_WHAT YOU ARE ASKED TO DO_.
Transcribe the data in full and exactly, omitting any pictures.

_SUPPLIED MATERIAL_.

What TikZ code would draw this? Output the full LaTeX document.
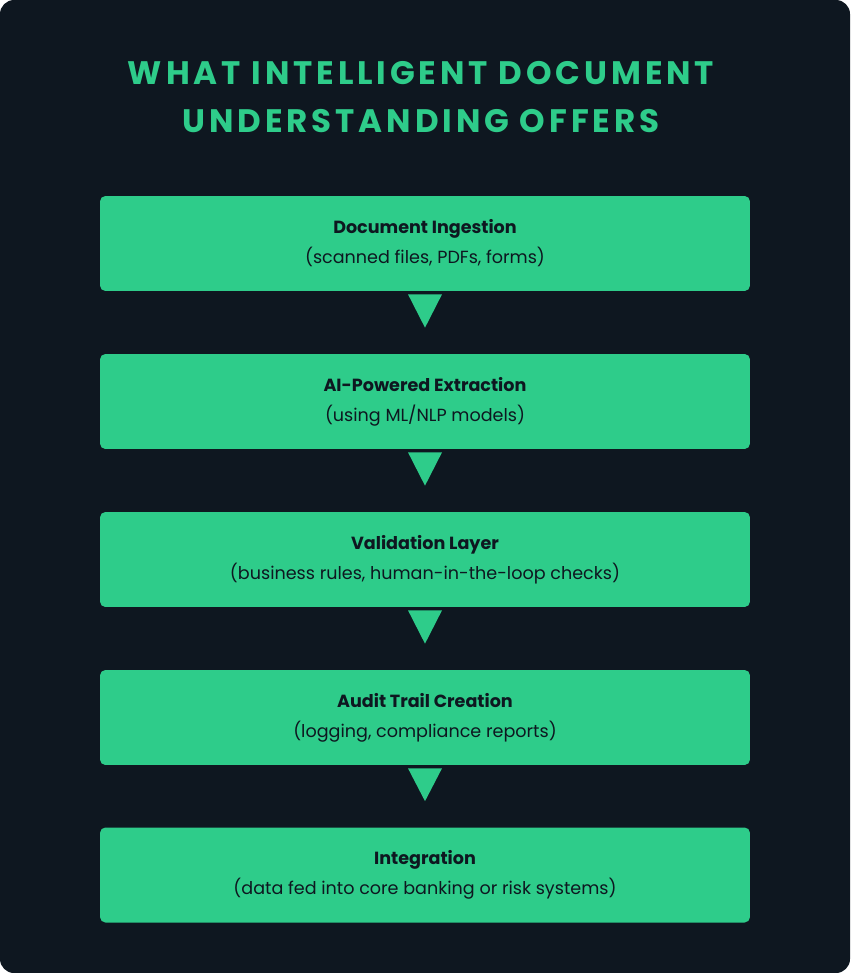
\documentclass[tikz,border=0pt]{standalone}
\usepackage{fontspec}
\setmainfont{Poppins}
\newfontfamily\titlefont[LetterSpace=12]{Poppins}
\usetikzlibrary{positioning, calc}
\definecolor{bgdark}{HTML}{0E1720}
\definecolor{mint}{HTML}{2ECC8A}
\tikzset{
  stage/.style={rectangle, rounded corners=3pt, fill=mint, text=bgdark,
    minimum width=13cm, minimum height=1.9cm, align=center, inner sep=0pt,
    font=\fontsize{10}{17}\selectfont},
  pointer/.style={fill=mint}
}
\newcommand{\stagetext}[2]{\textbf{#1}\\#2}
\begin{document}
\begin{tikzpicture}[x=0.02cm, y=-0.02cm]
\fill[bgdark, rounded corners=8pt] (0,0) rectangle (850,973);
\useasboundingbox (0,0) rectangle (850,973);

% Title
\node (title) [text=mint, align=center, font=\titlefont\bfseries\fontsize{18.5}{27}\selectfont]
  at (421,97) {WHAT INTELLIGENT DOCUMENT\\UNDERSTANDING OFFERS};

% Stages
\node (ingest) [stage] at (425,243.5)
  {\stagetext{Document Ingestion}{(scanned files, PDFs, forms)}};
\node (extract) [stage] at (425,401.5)
  {\stagetext{AI-Powered Extraction}{(using ML/NLP models)}};
\node (validate) [stage] at (425,559.5)
  {\stagetext{Validation Layer}{(business rules, human-in-the-loop checks)}};
\node (audit) [stage] at (425,717.5)
  {\stagetext{Audit Trail Creation}{(logging, compliance reports)}};
\node (integrate) [stage] at (425,875)
  {\stagetext{Integration}{(data fed into core banking or risk systems)}};

% Triangle pointers between stages
\foreach \a/\b in {ingest/extract, extract/validate, validate/audit, audit/integrate}
  \fill[pointer] ($(\a.south)+(-17,3)$) -- ($(\a.south)+(17,3)$)
    -- ($(\b.north)+(0,-26)$) -- cycle;
\end{tikzpicture}
\end{document}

_ANSWER_.
What TikZ code would draw this? Output the full LaTeX document.
\documentclass[tikz,border=0pt]{standalone}
\usepackage{fontspec}
\setmainfont{Poppins}
\newfontfamily\titlefont[LetterSpace=12]{Poppins}
\usetikzlibrary{positioning, calc}
\definecolor{bgdark}{HTML}{0E1720}
\definecolor{mint}{HTML}{2ECC8A}
\tikzset{
  stage/.style={rectangle, rounded corners=3pt, fill=mint, text=bgdark,
    minimum width=13cm, minimum height=1.9cm, align=center, inner sep=0pt,
    font=\fontsize{10}{17}\selectfont},
  pointer/.style={fill=mint}
}
\newcommand{\stagetext}[2]{\textbf{#1}\\#2}
\begin{document}
\begin{tikzpicture}[x=0.02cm, y=-0.02cm]
\fill[bgdark, rounded corners=8pt] (0,0) rectangle (850,973);
\useasboundingbox (0,0) rectangle (850,973);

% Title
\node (title) [text=mint, align=center, font=\titlefont\bfseries\fontsize{18.5}{27}\selectfont]
  at (421,97) {WHAT INTELLIGENT DOCUMENT\\UNDERSTANDING OFFERS};

% Stages
\node (ingest) [stage] at (425,243.5)
  {\stagetext{Document Ingestion}{(scanned files, PDFs, forms)}};
\node (extract) [stage] at (425,401.5)
  {\stagetext{AI-Powered Extraction}{(using ML/NLP models)}};
\node (validate) [stage] at (425,559.5)
  {\stagetext{Validation Layer}{(business rules, human-in-the-loop checks)}};
\node (audit) [stage] at (425,717.5)
  {\stagetext{Audit Trail Creation}{(logging, compliance reports)}};
\node (integrate) [stage] at (425,875)
  {\stagetext{Integration}{(data fed into core banking or risk systems)}};

% Triangle pointers between stages
\foreach \a/\b in {ingest/extract, extract/validate, validate/audit, audit/integrate}
  \fill[pointer] ($(\a.south)+(-17,3)$) -- ($(\a.south)+(17,3)$)
    -- ($(\b.north)+(0,-26)$) -- cycle;
\end{tikzpicture}
\end{document}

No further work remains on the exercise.